(Figure scripts)
[BEGIN]
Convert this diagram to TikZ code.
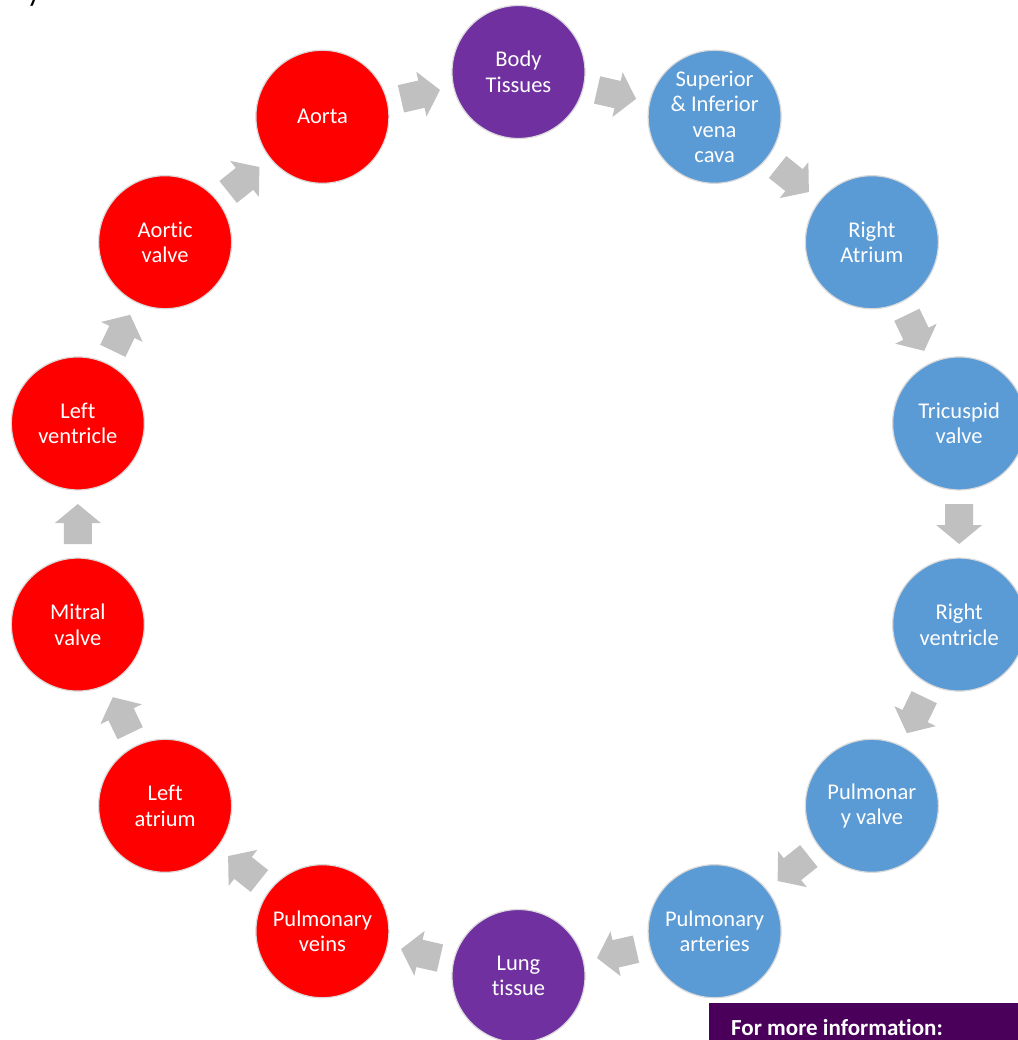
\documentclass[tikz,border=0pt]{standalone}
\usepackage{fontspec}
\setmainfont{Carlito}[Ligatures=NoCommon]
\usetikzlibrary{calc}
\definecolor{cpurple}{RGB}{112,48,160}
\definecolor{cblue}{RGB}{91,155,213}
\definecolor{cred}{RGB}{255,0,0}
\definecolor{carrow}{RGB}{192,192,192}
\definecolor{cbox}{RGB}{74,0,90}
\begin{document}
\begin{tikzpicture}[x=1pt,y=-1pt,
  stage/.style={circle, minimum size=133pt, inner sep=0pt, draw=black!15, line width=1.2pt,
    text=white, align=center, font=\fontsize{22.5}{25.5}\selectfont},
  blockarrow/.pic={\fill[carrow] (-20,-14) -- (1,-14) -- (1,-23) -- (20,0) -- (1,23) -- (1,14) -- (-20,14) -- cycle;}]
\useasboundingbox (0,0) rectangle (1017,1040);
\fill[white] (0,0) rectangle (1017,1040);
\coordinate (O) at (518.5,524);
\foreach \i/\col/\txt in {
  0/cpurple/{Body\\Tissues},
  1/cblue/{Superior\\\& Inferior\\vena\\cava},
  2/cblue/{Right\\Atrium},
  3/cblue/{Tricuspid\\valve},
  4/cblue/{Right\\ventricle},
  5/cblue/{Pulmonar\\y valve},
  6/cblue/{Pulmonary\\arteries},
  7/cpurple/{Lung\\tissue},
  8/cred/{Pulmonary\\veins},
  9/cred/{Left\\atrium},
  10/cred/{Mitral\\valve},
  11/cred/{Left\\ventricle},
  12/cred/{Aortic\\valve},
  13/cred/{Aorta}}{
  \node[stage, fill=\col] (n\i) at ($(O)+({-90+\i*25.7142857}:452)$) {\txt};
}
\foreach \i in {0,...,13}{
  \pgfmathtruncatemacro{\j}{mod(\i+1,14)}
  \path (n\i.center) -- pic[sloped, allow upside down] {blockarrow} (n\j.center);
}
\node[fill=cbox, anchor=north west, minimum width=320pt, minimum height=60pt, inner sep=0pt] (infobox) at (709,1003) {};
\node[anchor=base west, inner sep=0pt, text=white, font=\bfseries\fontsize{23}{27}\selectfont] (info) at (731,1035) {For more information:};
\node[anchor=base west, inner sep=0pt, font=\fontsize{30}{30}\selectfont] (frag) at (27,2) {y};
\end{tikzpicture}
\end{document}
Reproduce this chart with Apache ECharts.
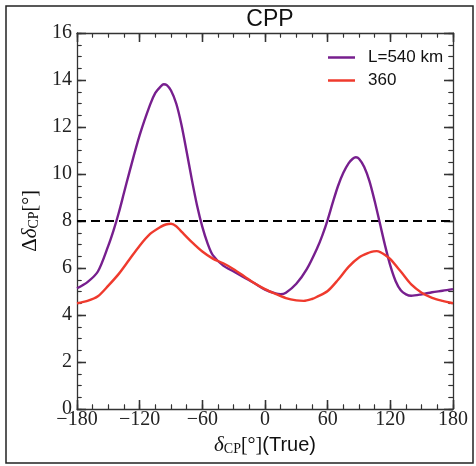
[END]
WHAT YOU HAVE TO DO:
Transcribe every record above exactly, leaving out the pictures.

WRITTEN SOLUTION:
Convert this diagram to TikZ code.
\documentclass[tikz,border=0pt]{standalone}
\usepackage{fontspec}
\setmainfont{Carlito}[Ligatures=NoCommon]
\usetikzlibrary{calc}
\definecolor{cpurple}{RGB}{112,48,160}
\definecolor{cblue}{RGB}{91,155,213}
\definecolor{cred}{RGB}{255,0,0}
\definecolor{carrow}{RGB}{192,192,192}
\definecolor{cbox}{RGB}{74,0,90}
\begin{document}
\begin{tikzpicture}[x=1pt,y=-1pt,
  stage/.style={circle, minimum size=133pt, inner sep=0pt, draw=black!15, line width=1.2pt,
    text=white, align=center, font=\fontsize{22.5}{25.5}\selectfont},
  blockarrow/.pic={\fill[carrow] (-20,-14) -- (1,-14) -- (1,-23) -- (20,0) -- (1,23) -- (1,14) -- (-20,14) -- cycle;}]
\useasboundingbox (0,0) rectangle (1017,1040);
\fill[white] (0,0) rectangle (1017,1040);
\coordinate (O) at (518.5,524);
\foreach \i/\col/\txt in {
  0/cpurple/{Body\\Tissues},
  1/cblue/{Superior\\\& Inferior\\vena\\cava},
  2/cblue/{Right\\Atrium},
  3/cblue/{Tricuspid\\valve},
  4/cblue/{Right\\ventricle},
  5/cblue/{Pulmonar\\y valve},
  6/cblue/{Pulmonary\\arteries},
  7/cpurple/{Lung\\tissue},
  8/cred/{Pulmonary\\veins},
  9/cred/{Left\\atrium},
  10/cred/{Mitral\\valve},
  11/cred/{Left\\ventricle},
  12/cred/{Aortic\\valve},
  13/cred/{Aorta}}{
  \node[stage, fill=\col] (n\i) at ($(O)+({-90+\i*25.7142857}:452)$) {\txt};
}
\foreach \i in {0,...,13}{
  \pgfmathtruncatemacro{\j}{mod(\i+1,14)}
  \path (n\i.center) -- pic[sloped, allow upside down] {blockarrow} (n\j.center);
}
\node[fill=cbox, anchor=north west, minimum width=320pt, minimum height=60pt, inner sep=0pt] (infobox) at (709,1003) {};
\node[anchor=base west, inner sep=0pt, text=white, font=\bfseries\fontsize{23}{27}\selectfont] (info) at (731,1035) {For more information:};
\node[anchor=base west, inner sep=0pt, font=\fontsize{30}{30}\selectfont] (frag) at (27,2) {y};
\end{tikzpicture}
\end{document}
Reproduce this chart with Apache ECharts.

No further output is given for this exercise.